- [WHAT YOU ARE ASKED TO DO]
Find every line in the records below that holds the word "this", and copy it out.

- [DATA]
--------------------
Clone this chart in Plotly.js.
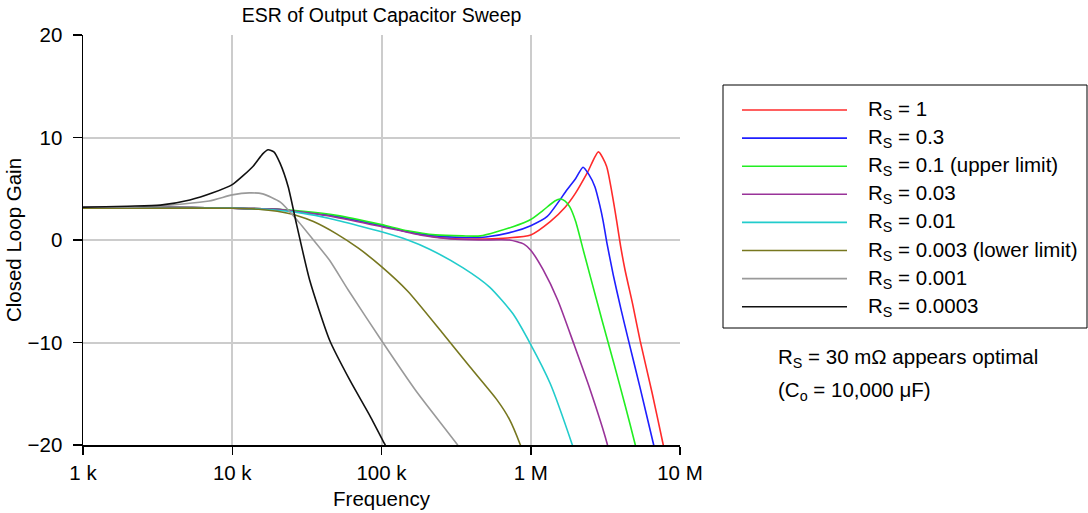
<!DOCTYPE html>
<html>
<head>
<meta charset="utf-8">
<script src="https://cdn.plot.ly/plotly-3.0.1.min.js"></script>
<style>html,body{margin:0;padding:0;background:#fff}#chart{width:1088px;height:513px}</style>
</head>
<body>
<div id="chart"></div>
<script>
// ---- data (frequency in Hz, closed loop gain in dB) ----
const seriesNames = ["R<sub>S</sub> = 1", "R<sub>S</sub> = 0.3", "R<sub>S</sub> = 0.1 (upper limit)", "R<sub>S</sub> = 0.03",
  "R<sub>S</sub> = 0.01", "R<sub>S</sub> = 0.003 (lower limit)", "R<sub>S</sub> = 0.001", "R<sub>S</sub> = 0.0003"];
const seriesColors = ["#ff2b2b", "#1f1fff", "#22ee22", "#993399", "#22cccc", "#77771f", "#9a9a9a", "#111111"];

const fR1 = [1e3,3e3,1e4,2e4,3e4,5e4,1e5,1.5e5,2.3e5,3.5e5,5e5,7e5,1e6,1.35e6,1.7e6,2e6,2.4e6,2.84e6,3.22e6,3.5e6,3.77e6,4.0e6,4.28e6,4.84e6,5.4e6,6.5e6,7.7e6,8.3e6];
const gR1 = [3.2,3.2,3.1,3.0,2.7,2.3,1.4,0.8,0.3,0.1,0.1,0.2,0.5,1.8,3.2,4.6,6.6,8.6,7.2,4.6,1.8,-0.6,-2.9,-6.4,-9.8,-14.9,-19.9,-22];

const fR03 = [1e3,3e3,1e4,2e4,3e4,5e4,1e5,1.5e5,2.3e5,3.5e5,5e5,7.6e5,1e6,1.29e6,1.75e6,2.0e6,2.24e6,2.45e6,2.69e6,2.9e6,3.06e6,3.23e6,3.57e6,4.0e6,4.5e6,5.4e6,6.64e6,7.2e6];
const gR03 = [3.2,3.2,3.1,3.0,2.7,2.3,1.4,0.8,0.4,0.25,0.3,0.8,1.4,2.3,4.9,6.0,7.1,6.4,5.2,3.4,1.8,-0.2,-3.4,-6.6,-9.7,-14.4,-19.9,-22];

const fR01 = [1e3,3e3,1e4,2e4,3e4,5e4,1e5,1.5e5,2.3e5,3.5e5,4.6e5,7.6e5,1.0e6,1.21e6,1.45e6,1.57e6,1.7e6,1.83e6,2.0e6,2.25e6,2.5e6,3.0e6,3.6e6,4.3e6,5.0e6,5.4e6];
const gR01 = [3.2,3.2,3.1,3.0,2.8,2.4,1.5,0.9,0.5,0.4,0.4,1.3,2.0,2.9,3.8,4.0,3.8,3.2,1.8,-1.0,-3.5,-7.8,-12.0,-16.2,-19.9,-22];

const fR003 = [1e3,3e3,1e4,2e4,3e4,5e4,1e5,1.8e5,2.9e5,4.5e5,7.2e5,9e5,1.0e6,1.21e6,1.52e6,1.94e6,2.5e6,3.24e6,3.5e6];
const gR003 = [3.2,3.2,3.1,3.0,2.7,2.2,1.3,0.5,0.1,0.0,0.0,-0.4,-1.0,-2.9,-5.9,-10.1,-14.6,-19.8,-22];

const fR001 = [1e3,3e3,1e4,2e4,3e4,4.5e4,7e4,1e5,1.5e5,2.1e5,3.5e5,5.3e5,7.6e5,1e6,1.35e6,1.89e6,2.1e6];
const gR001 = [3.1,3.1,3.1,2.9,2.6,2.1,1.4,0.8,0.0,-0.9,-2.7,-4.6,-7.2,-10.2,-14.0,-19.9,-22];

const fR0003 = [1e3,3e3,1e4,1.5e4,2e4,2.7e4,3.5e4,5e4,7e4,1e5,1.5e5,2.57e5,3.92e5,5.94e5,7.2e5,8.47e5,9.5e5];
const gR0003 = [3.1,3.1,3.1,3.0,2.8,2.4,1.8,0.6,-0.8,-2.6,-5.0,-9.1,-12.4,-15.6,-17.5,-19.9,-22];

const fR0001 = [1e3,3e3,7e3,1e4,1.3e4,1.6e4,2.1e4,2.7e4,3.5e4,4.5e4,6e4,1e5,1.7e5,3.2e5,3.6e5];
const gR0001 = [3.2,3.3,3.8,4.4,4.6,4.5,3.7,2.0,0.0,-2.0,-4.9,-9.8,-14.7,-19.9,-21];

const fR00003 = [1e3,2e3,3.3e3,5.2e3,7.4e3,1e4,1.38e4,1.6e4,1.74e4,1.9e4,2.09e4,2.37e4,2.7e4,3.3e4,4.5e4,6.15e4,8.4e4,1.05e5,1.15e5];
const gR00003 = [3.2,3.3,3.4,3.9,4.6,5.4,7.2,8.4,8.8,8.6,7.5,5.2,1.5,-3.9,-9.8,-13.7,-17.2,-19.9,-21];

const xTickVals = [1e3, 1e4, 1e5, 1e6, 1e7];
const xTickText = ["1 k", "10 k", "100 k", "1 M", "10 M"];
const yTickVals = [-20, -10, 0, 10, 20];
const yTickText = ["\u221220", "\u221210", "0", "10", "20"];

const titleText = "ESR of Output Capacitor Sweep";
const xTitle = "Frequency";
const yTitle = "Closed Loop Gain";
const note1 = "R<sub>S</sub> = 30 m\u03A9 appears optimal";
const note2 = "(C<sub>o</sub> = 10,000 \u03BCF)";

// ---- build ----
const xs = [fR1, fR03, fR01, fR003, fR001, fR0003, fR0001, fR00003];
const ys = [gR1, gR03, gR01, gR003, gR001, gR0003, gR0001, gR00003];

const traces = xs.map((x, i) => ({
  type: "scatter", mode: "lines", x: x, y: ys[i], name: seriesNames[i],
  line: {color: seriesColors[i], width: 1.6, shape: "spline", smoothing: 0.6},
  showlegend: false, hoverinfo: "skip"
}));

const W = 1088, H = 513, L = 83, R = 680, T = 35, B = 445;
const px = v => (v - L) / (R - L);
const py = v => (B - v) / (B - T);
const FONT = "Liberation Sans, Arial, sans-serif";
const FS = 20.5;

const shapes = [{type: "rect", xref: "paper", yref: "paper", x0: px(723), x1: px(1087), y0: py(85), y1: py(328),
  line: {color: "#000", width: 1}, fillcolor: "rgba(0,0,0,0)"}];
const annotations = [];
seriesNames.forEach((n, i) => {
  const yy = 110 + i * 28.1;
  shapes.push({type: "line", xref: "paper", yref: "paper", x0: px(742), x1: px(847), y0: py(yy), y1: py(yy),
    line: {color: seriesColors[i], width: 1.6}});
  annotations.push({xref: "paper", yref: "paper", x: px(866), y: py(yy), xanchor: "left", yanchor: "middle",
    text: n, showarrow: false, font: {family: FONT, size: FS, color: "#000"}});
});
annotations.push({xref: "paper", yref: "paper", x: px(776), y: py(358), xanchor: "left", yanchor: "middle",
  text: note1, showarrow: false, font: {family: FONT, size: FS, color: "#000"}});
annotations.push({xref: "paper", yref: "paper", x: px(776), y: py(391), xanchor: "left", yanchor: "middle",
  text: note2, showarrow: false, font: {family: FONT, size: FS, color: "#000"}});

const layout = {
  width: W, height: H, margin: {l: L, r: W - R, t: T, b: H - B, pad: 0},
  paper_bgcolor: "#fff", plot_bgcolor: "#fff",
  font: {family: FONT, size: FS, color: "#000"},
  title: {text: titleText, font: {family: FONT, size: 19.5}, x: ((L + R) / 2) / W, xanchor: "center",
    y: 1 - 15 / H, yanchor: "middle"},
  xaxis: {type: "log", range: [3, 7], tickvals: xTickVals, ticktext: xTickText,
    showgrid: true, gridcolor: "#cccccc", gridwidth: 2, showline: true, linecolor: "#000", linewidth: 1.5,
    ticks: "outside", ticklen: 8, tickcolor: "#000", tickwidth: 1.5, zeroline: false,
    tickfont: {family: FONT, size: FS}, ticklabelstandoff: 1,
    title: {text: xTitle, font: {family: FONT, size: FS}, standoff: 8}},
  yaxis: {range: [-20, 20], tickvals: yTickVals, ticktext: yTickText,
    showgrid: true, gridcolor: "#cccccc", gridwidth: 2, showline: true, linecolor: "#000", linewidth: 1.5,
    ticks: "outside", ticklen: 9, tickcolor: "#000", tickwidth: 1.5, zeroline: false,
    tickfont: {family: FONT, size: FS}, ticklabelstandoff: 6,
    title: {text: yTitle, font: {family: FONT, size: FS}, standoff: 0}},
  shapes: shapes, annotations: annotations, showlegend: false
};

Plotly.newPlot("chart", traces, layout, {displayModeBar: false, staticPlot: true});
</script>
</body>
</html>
--------------------
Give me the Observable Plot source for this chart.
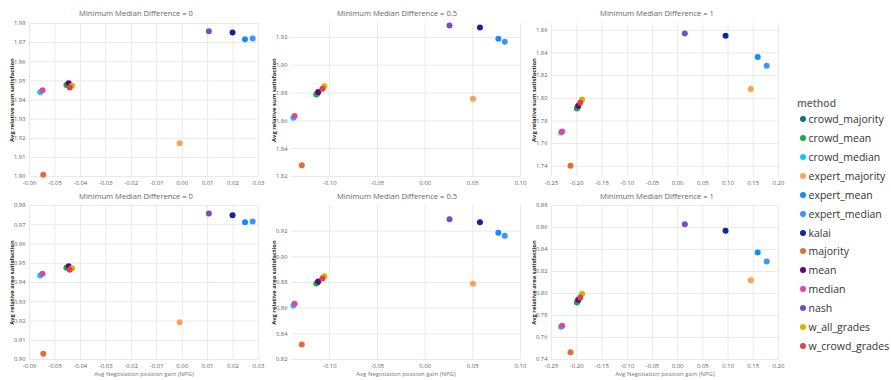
--------------------
- [COMPLETED EXERCISE]
Clone this chart in Plotly.js.
Give me the Observable Plot source for this chart.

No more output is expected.